Pour évaluer l’efficacité et la pertinence de ces mesures, la loi a attribué au Parlement des pouvoirs de contrôle renforcés qui se sont traduits par la transmission sans délai au Parlement d’une copie de l’ensemble des actes administratifs pris en application des quatre mesures temporaires en question ainsi que par la remise de deux rapports annuels d’évaluation de l’application de la loi par le gouvernement au Parlement en janvier 2018 et en février 2019. Il faut dire que la commission des lois avait créé, le 21 novembre 2017, une mission pluraliste chargée d’assurer le suivi de la mise en œuvre des quatre mesures temporaires afin que le Sénat puisse décider, en toute connaissance de cause, avant leur expiration, de les pérenniser ou non. La mission a alors entendu, à l’occasion de treize auditions, les principaux acteurs, administratifs comme judiciaires, impliqués dans la mise en œuvre des dispositions de la loi. Elle a également réalisé deux déplacements : l’un à Lille, pour recueillir l’expérience des acteurs de terrain ; l’autre à Bruxelles, pour observer les dispositifs de lutte antiterroriste développés dans un pays également fortement concerné par le phénomène de la radicalisation et par le terrorisme islamiste. Au total, 32 personnes ont été entendues au cours de ces deux années de travaux.

Dans deux décisions rendues en février et mars 2018, le Conseil constitutionnel avait conclu à la conformité à la Constitution de l’essentiel des quatre mesures temporaires… à l’exception de dispositions ponctuelles relatives au contrôle du juge administratif sur les MICAS, d’une part, et aux saisies susceptibles d’être effectuées dans le cadre de visites domiciliaires, d’autre part. La loi du 23 mars 2019 de programmation 2018-2022 et de réforme pour la justice a alors procédé aux ajustements législatifs nécessaires à la correction de cette double censure du Conseil constitutionnel.

Application mesurée et conforme à l’esprit de la loi SILT

Les statistiques témoignent d’une application équilibrée des nouvelles mesures. En effet, entre le 1er novembre 2017, date de l’entrée en vigueur de la loi SILT, et le 31 décembre 2019, 504 périmètres de protection ont été instaurés sur l’ensemble du territoire national. Puis, sept lieux de culte ont fait l’objet d’une fermeture administrative et 229 mesures individuelles de contrôle administratif et de surveillance ont été prononcées à l’encontre de 205 personnes présentant des signes de radicalisation. Par ailleurs, 149 visites domiciliaires ont été autorisées par le juge des libertés et de la détention. Pour leur part, les membres de la mission pluraliste estiment que, sur le plan qualitatif, les quatre mesures ont été mises en œuvre dans le respect de l’esprit du législateur. Lequel avait souhaité limiter leur application « aux seules fins de prévention du terrorisme ». En témoigne le faible nombre d’annulations prononcées par le juge administratif. Ainsi, au 31 décembre 2019, seules cinq MICAS sur 87 ont été suspendues ou annulées. Quant aux sept recours formés à l’encontre des fermetures de lieux de culte, ils ont été rejetés.

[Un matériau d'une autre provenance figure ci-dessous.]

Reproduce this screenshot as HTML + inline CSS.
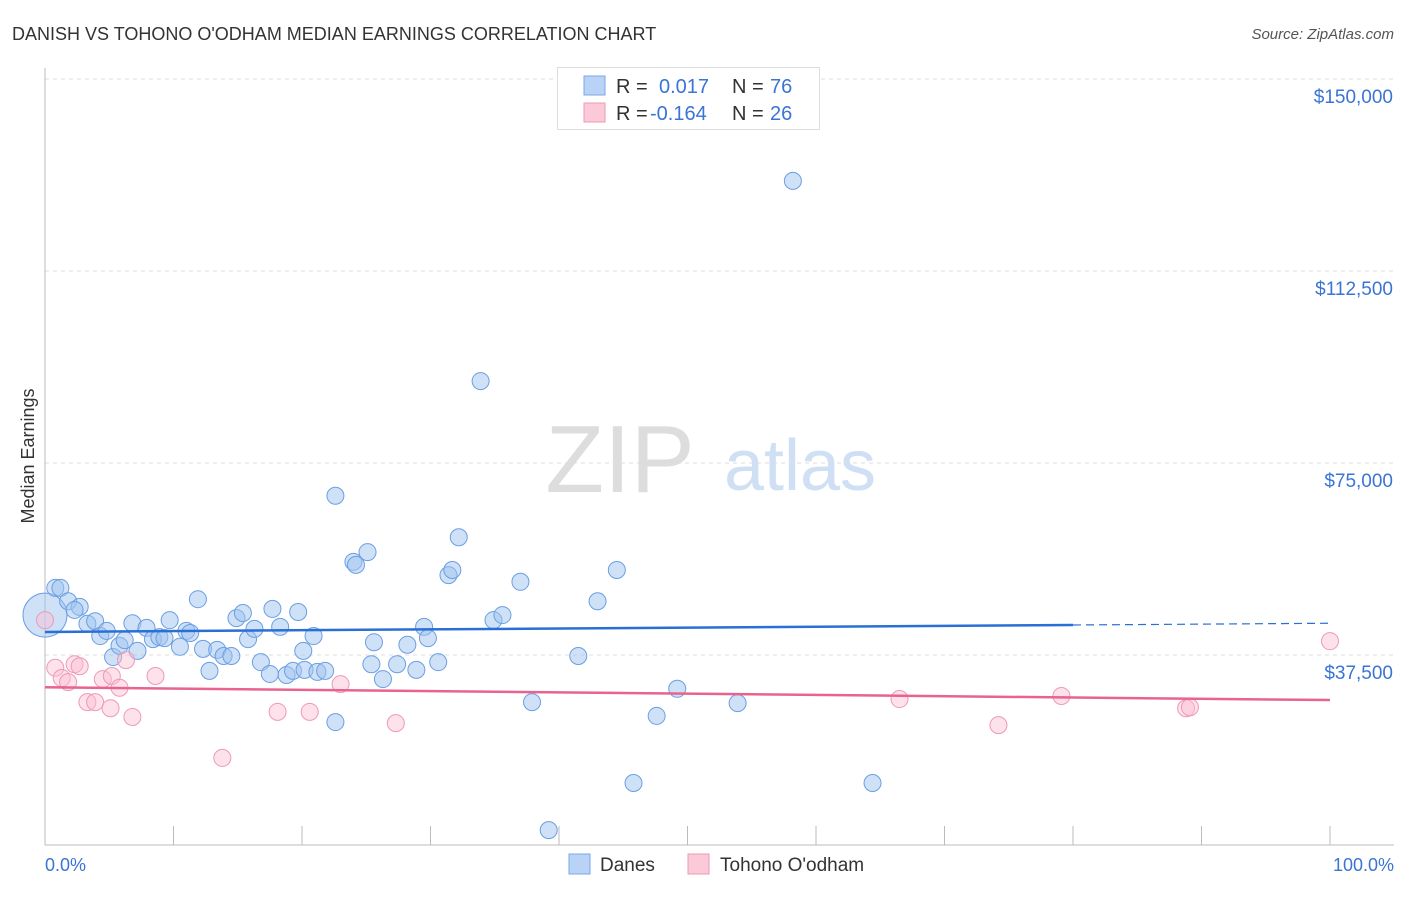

Des mesures pertinentes à pérenniser

Au cours de ses travaux, la mission pluraliste a constaté un consensus de l’ensemble des acteurs judiciaires et administratifs sur l’efficacité des quatre mesures introduites par le législateur dans un contexte de menace terroriste durable et élevée. C’est pourquoi, à l’occasion du bilan sur la loi SILT dressé ce mercredi 26 février, la commission des lois du Sénat suggère de les pérenniser. Toutefois, les deux premières années de mise en œuvre permettent de conclure à la nécessité d’y apporter certains ajustements ou compléments afin d’assurer la pleine efficacité de l’arsenal antiterroriste. A suivre.